Data block =
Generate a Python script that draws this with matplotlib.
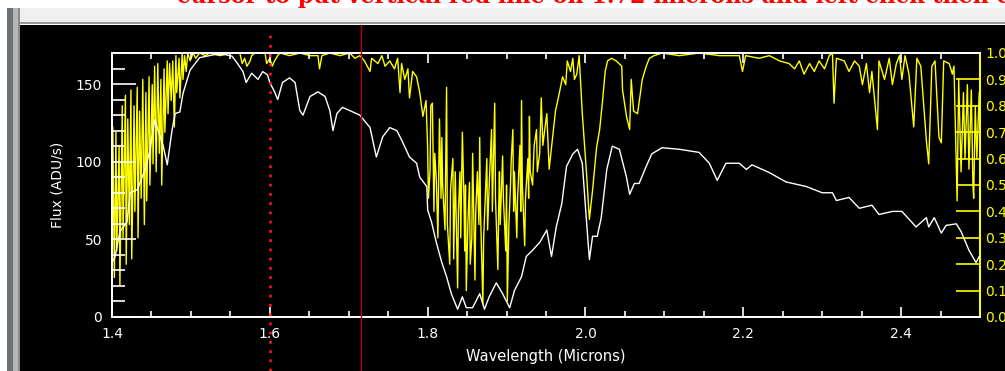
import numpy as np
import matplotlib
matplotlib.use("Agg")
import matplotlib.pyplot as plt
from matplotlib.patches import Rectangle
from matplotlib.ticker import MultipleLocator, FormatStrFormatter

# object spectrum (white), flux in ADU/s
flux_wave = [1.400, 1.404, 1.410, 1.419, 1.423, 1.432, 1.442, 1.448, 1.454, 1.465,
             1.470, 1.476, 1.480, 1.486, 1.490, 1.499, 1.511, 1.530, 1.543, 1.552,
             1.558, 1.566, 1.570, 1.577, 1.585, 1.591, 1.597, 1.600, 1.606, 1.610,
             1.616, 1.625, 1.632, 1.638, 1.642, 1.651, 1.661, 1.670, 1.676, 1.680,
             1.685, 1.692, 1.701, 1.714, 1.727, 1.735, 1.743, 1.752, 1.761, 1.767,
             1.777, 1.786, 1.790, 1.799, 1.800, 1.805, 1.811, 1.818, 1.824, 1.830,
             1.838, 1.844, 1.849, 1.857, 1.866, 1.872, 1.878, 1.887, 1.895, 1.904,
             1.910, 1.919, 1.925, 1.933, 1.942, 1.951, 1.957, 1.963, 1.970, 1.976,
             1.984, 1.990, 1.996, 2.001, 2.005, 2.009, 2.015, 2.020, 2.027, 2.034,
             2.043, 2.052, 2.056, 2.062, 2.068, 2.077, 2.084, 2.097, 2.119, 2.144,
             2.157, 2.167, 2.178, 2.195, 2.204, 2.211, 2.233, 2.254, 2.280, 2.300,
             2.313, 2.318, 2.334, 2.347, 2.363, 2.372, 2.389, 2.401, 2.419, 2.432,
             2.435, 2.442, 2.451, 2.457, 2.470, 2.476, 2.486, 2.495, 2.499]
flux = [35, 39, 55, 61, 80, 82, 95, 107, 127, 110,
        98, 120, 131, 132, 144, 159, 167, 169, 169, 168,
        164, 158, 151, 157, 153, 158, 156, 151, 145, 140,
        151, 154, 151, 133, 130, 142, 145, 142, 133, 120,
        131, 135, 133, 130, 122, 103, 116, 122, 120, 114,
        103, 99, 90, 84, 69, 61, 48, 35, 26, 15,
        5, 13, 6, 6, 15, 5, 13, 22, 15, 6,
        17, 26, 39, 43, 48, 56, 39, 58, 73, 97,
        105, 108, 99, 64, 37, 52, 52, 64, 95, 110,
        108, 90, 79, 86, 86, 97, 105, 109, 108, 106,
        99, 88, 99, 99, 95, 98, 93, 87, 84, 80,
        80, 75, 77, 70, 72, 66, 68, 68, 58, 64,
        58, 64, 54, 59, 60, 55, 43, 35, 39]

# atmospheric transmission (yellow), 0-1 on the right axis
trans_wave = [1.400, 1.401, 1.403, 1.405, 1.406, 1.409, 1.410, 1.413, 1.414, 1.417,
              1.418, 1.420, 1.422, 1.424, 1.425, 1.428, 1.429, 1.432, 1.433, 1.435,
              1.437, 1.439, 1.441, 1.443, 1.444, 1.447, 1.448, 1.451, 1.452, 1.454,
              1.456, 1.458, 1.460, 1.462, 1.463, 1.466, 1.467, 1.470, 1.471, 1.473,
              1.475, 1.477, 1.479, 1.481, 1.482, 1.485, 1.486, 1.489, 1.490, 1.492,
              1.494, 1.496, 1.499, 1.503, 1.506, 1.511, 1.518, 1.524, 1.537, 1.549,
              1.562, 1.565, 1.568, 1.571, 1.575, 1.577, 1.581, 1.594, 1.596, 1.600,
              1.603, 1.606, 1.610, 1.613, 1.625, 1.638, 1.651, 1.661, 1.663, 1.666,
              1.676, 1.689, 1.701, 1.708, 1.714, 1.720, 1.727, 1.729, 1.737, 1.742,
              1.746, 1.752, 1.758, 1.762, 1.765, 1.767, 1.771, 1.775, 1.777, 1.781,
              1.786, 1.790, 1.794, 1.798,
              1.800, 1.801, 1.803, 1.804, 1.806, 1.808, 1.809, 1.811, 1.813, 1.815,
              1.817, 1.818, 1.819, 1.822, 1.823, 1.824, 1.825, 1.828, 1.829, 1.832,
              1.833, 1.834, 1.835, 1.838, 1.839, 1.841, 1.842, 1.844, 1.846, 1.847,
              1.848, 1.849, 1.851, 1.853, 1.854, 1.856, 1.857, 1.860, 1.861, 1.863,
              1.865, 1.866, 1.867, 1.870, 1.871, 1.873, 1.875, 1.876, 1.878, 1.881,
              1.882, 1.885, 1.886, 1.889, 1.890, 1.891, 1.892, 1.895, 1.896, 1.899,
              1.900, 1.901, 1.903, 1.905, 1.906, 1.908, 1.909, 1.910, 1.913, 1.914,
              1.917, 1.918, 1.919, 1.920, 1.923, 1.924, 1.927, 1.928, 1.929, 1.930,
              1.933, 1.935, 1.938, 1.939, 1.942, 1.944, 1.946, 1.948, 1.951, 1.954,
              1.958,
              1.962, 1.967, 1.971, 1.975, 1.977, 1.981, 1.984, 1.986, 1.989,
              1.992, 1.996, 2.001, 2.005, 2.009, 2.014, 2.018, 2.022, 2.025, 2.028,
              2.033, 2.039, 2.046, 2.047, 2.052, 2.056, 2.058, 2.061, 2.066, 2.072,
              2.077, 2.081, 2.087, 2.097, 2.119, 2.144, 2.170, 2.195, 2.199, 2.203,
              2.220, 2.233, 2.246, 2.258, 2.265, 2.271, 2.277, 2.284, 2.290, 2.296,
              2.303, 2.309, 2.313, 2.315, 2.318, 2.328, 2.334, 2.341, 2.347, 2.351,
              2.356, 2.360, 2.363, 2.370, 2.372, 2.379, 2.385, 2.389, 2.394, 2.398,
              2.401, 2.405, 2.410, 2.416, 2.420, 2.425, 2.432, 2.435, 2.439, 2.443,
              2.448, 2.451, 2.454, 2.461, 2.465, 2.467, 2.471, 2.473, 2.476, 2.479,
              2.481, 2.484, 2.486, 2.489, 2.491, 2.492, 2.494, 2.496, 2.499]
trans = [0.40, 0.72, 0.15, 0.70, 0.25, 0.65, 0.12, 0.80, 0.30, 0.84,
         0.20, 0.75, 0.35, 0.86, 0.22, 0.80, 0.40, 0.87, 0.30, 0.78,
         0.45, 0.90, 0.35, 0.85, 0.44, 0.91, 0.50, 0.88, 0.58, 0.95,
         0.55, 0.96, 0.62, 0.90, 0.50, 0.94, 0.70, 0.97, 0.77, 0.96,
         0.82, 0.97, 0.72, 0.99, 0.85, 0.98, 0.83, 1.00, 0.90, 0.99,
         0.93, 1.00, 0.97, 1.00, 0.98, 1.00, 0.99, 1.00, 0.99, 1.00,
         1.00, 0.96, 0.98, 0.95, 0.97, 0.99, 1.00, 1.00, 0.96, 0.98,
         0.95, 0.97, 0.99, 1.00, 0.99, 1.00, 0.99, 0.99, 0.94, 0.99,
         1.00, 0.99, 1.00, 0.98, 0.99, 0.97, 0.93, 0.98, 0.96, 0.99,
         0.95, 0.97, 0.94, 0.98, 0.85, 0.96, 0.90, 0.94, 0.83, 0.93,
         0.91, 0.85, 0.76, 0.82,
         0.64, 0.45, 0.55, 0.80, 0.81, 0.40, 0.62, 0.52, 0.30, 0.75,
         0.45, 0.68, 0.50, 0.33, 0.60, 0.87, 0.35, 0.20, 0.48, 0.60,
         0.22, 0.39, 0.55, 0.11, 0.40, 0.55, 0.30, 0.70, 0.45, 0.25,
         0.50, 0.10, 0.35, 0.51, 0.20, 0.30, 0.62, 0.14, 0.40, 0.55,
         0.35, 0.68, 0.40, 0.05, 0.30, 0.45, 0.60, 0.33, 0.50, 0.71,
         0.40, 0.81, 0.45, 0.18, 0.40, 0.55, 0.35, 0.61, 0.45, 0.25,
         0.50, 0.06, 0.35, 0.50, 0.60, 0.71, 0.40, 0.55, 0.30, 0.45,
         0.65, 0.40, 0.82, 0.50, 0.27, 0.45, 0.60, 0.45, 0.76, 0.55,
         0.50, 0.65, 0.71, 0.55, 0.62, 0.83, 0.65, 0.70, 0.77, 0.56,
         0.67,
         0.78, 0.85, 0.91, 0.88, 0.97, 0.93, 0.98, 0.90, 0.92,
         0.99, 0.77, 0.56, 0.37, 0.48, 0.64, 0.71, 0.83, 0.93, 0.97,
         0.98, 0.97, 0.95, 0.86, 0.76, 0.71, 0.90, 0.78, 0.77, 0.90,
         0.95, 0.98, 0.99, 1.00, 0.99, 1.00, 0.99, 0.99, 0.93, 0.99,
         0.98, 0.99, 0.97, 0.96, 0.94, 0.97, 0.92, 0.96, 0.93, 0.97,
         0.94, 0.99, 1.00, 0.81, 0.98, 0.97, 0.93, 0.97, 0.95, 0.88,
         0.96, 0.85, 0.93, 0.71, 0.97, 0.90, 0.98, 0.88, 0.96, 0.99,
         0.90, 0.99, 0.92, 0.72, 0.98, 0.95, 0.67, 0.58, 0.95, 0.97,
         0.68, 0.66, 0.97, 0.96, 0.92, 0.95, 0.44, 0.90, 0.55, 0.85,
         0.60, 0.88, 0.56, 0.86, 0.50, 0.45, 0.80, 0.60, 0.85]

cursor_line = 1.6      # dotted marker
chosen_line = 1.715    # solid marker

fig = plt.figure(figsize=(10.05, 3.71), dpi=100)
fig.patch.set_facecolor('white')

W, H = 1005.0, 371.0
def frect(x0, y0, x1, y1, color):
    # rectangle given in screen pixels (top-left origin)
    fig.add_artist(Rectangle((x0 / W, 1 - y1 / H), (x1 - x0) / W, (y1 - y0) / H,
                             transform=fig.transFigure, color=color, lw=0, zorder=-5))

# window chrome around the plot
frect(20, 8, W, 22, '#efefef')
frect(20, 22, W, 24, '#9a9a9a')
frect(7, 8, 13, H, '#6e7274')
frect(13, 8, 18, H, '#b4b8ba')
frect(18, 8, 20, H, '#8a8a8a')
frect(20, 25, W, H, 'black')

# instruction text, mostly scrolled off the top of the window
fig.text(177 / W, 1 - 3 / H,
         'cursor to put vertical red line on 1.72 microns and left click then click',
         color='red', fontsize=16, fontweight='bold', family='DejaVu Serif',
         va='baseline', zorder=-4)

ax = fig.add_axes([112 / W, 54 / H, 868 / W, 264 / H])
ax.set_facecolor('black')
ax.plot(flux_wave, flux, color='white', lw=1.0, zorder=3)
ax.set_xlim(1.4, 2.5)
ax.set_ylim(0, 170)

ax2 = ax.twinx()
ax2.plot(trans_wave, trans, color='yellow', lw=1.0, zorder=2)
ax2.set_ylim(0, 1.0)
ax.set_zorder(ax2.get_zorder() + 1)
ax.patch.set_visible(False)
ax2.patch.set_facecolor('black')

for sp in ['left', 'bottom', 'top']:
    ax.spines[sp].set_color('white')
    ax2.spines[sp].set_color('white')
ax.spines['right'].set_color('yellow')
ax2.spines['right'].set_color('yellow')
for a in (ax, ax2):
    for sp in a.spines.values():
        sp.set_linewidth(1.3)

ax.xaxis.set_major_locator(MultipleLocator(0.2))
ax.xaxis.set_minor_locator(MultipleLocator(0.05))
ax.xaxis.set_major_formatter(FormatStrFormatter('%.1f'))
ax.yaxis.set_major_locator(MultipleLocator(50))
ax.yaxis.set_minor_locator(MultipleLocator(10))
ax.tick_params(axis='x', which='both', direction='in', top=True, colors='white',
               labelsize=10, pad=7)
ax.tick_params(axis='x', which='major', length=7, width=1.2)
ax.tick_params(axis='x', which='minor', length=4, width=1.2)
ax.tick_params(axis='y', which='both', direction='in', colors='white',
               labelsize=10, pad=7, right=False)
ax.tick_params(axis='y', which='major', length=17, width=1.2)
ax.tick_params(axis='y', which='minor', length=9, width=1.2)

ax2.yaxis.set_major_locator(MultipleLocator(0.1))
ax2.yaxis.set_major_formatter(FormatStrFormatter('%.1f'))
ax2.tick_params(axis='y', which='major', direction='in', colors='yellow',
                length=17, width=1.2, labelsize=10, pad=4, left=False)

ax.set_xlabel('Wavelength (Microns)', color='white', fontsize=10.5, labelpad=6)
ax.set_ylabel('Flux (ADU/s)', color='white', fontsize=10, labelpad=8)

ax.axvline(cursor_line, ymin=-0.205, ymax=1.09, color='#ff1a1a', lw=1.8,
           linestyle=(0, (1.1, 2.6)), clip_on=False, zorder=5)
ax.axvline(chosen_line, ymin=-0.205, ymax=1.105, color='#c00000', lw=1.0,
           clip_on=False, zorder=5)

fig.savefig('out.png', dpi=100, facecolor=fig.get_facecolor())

Given problem = The lines from the start of the data through the line that contains "from matplotlib.ticker import" are to be returned exactly, please, with both ends included and every picture left out.

Written solution =
Generate a Python script that draws this with matplotlib.
import numpy as np
import matplotlib
matplotlib.use("Agg")
import matplotlib.pyplot as plt
from matplotlib.patches import Rectangle
from matplotlib.ticker import MultipleLocator, FormatStrFormatter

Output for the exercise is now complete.